Omar Saghi. Les deux corps du roi

Par Omar Saghi

Les habitués de la télévision publique marocaine des années 1980-1990 connaissent cette scène. Le roi va parler. Le champ de la caméra embrasse une estrade, avec une table, des drapeaux marocains de part et d’autre. Et le siège sur lequel le souverain va s’asseoir. Parfois, deux sièges latéraux sont réservés à ses deux fils.

Seulement, en arrière-plan, un autre élément est là, silencieux, quasi invisible, bien qu’il soit de proportion respectable. Il s’agit d’un autre siège, qui va rester vide. Un grand siège disproportionné par rapport au corps d’un être humain.

Ce  dédoublement du trône, on le retrouve dans les cérémonies d’investiture et à divers autres rites royaux. Ces deux sièges, un trône énorme, vide, en attente d’un géant absent, et le siège royal, ce sont les deux composantes de la notion des deux corps du roi.

Les deux corps du roi sont un ouvrage célèbre d’un historien et politologue américain d’origine allemande, Ernst Kantorowicz. En 1649, le roi d’Angleterre, Charles Ier, est condamné à mort et exécuté. La première révolution politique moderne vient de se produire en Angleterre. D’autres, bien plus tard, suivront sur le continent. Mais ce régicide est spécial. Le roi Charles Ier est jugé et condamné au nom du roi, par le parlement. Un roi peut-il être condamné au nom du roi ? Oui. Le roi, éternel emblème du trône, condamne l’incarnation temporelle, particulière, appelée Charles Ier. Ce dédoublement, Ernst Kantorowicz en fait l’histoire complexe, qui remonte à la théologie chrétienne du Moyen-Age.

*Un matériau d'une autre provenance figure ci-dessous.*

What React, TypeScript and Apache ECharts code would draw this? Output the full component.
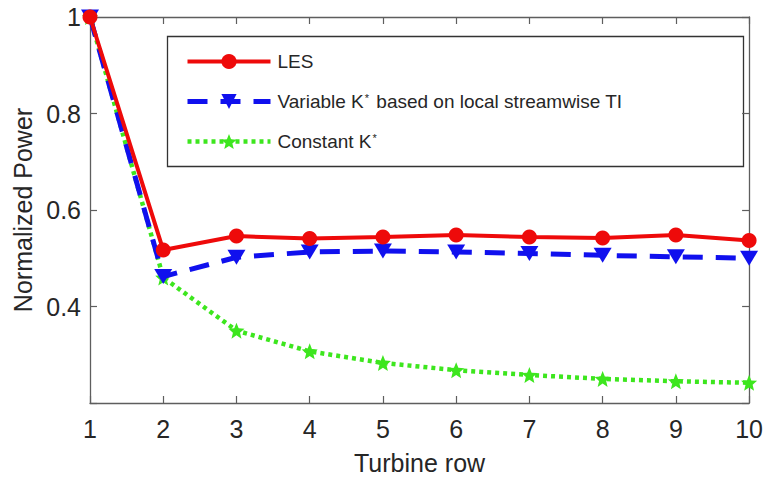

Ce dédoublement inconscient, qui décompose la monarchie en deux parts, le roi physique, portant un nom, et le roi éternel, qu’il remplace et représente, ce dédoublement existe aussi dans la tradition musulmane, sous des formes spécifiques, il est vrai. Les Abbassides, les Fatimides, les différentes dynasties chérifiennes, au Maroc ou au Yémen, entretenaient tous cet élément. Dans un monde profane, où la politique est le lieu de la ruse et de la violence, le souverain, en tant que deuxième corps mystique, est le représentant d’une chaîne ininterrompue garante de la sacralité.

On ne peut comprendre les particularités marocaines sans ces deux corps du roi : de la plus spectaculaire (Mohammed V vu sur la lune), à la plus politique comme l’attachement des Marocains à leurs différents souverains. Mais la distinction entre un roi éternel et abstrait, corps mystique intact, et ses incarnations successives, n’est pas seulement affaire d’observations sociologiques. Si l’on veut que la démocratie ait une chance de s’enraciner dans le pays, il faut miser sur ce deuxième corps du roi, ce roi qui n’est ni politique, ni personnel, ni contextualisé, et qui, seul, peut être arbitre et justicier, au-dessus de la mêlée violente où s’engagent les pays en transition. Régner sans gouverner, incarner le pays sans prendre parti, seule la monarchie comme corps double peut le faire.

La réussite de l’expérience démocratique en Grande-Bretagne tient à plusieurs éléments bien sûr. Mais l’institutionnalisation précoce des deux corps du roi en un corpus juridique joua un rôle décisif : en évitant à la monarchie de s’engager dans un corps à corps violent avec la nation (cas de la France) ou de prendre en charge directement la modernisation de la société (monarchies russe ou ottomane). Ni dans le monde du politique (comptable de ses actes), ni dans un ailleurs sacré absolu, le monarque aux deux corps reste l’ultime garant face aux dérives de la politique.